= FIDE Freestyle Chess World Championship 2027 =

The FIDE Freestyle Chess World Championship 2027 will be the fourth official World Chess960 Championship, organized by FIDE and Freestyle Chess Operations. The event will take place at the Schloss Weissenhaus resort in Wangels, Germany. Magnus Carlsen is the reigning and defending Freestyle World Chess Champion.

The event will be held alongside FIDE Women's Freestyle World Championship 2027.

== Players ==

| Qualification method | Player | Age | Rating | World ranking |
(August 2026)
| Top 3 finishers of the Freestyle Chess World Championship 2026 | Norway Magnus Carlsen (winner) | 35 | 2823 | 1 |
| US Fabiano Caruana (runner-up) | 34 | 2792 | 2 |
| UZB Nodirbek Abdusattorov (third place) | 21 | 2762 | 8 |
| Winner of Grenke Freestyle Chess Open 2026 | GER Vincent Keymer | 21 | 2767 | 5 |
| Leader of Freestyle Friday Championship 2026 | IND Pranav V (Feb 20 to June 26, 2026) | 19 | 2670 | 45 |
| TBD (Oct 2 to Dec 18, 2026) |  |  |  |
| Winner of online qualifier 1 | TBD (Nov 25 to Dec 3, 2026) |  |  |  |
| Winner of online qualifier 2 | TBD (Jan 3 to Jan 7, 2027) |  |  |  |

== Organization ==
All 8 players will face each other in the group stage in a single round robin (all play all 7 others once) format in seven rounds. The format for matches in the knockout stage is a best-of-four series, except for the finals of fifth and seventh place that are best-of-two series.

=== Regulations ===
The time control for the Group stage is 10 minutes per player and an increment of 5 seconds per move starting from move 1 and in the Knockout stage was 25 minutes per player with an increment of 10 seconds per move starting from move 1.

In the event of a tie for qualification out of group stage, tie breaks will be applied in the following order:

1. Game Points
2. If two players tied for first or fifth place, an Armageddon will be played where the players bid a maximum time of 5 mins and the lower bid gets to play with black pieces and draw odds while being able to seek advice from the second for 5 minutes before the game started. If more than two players tied, then a Round robin mini-tournament will be played with 5 minutes per player and an increment of 3 seconds per move starting from move 1.
3. In the event of a tie for fourth place between two and four players, a double round robin mini-tournament will be played with a time control of 5 minutes and an increment of 3 seconds per move starting from move 1. If more than four players are tied, a single round-robin mini-tournament will be played with the same time control.
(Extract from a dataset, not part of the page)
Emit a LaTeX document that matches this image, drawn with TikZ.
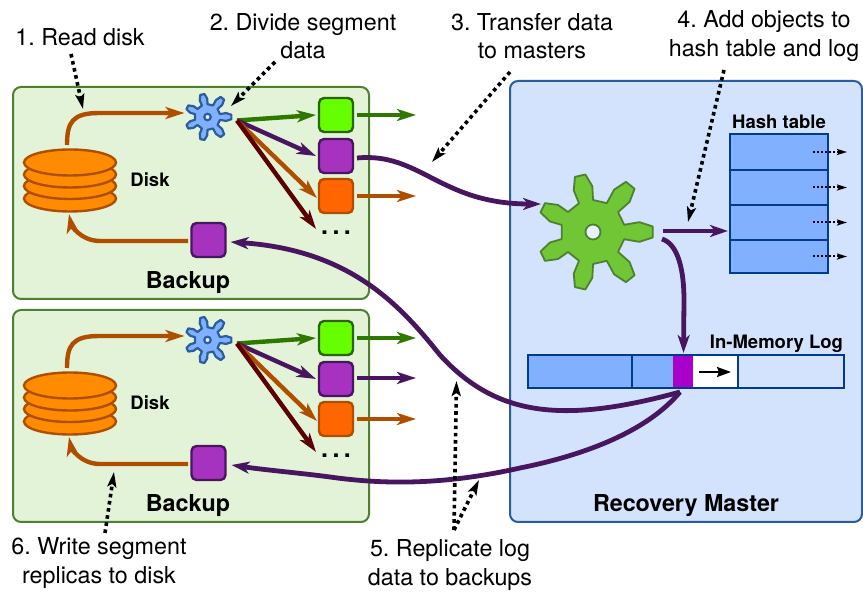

In the knockout stage, Armageddon will be used as the tie-breaker, with maximum bid time of 10 mins.

For the semifinal matches, the player ranked first in the Group Stage will choose an opponent from among the players ranked third and fourth, and the player ranked second will have to play against the remaining player. Similarly, for the Lower Bracket semifinals, the player ranked fifth in the Group Stage will choose an opponent from among the players ranked seventh and eighth, and the player ranked sixth will have to play against the remaining player. The player who ranked higher in the Group Stage in each matchup will have the right to choose their color for the first game of the semifinals. In the subsequent round, the player ranked higher in the Group Stage in a matchup will receive the alternate color of the one they started with in the previous round.